The jobless rate in the 30 rich countries that belong to the Organization for Economic Cooperation and Development will approach 10 percent in the second half of next year, according to the OECD's latest employment outlook report.
That will top the current postwar high of 8.3 percent from June, and will mean 57 million people out of work.
Calling the short-term job outlook "grim," the Paris-based said the rise in joblessness could result in a lasting higher unemployment level that could take many years to bring back down.
"This unwelcome phenomenon occurred in a number of OECD countries in past recessions when unemployment remained at a new higher plateau compared with the pre-crisis level even after output returned to potential, and it took many years, if ever, to bring it down again to the pre-crisis level," the report said.
Unemployment rates among OECD members range from a low of 3.3 percent in the Netherlands to 18.1 percent in Spain, according to June figures.

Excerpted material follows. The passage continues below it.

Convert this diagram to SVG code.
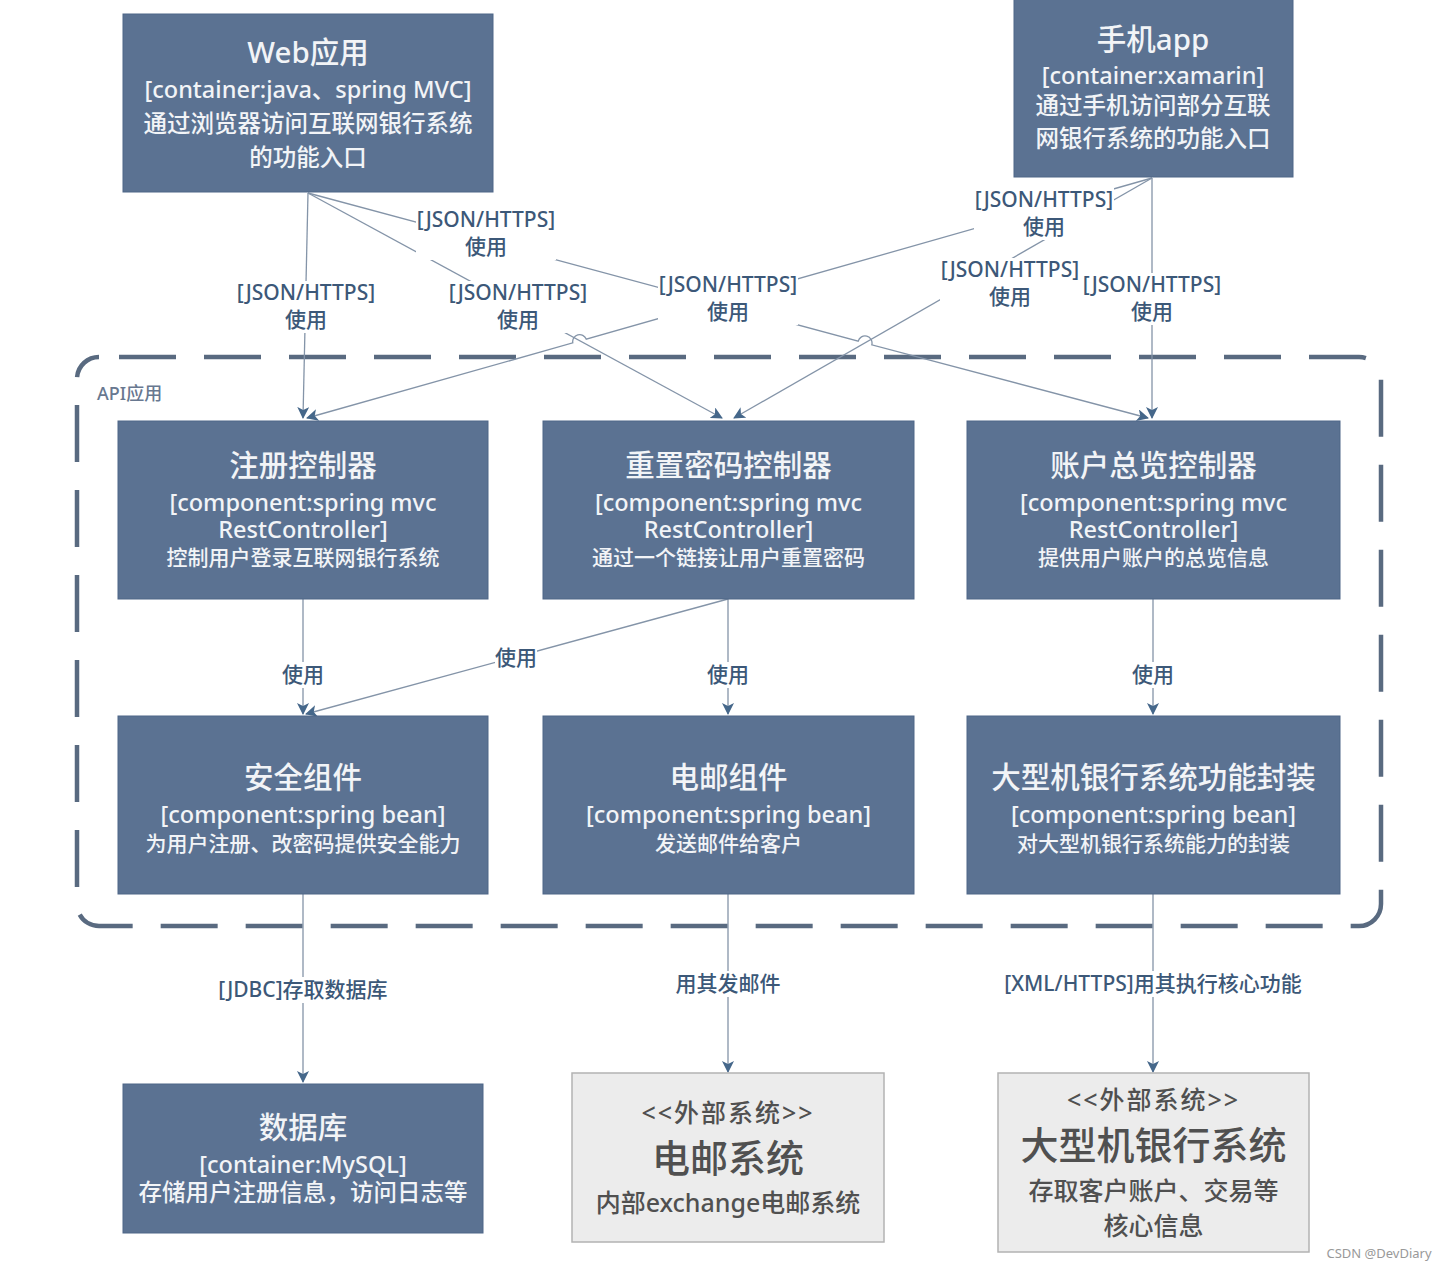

The U.S. unemployment rate was 9.5 percent in June, above the European Union rate of 8.9 percent.
Nearly 15 million people have joined the ranks of the jobless since the end of 2007, the OECD said.
"There is great uncertainty looking forward, but labor market conditions appear set to deteriorate further in the coming months," the report said, noting that its own forecasts are for "a rather muted recovery surfacing only in the first half of 2010."
Under this scenario, the number of unemployed in the OECD will rise by more than 25 million people in less than three years, comparable to the job losses over the 10-year period until the early 1980s, the report noted.
The organization urged governments to spend more on active labor market policies, such as unemployment benefits and training. The OECD said that higher spending on these measures was cost effective and justifiable, even in countries whose public finances are strained from funding stimulus plans to fight the global recession.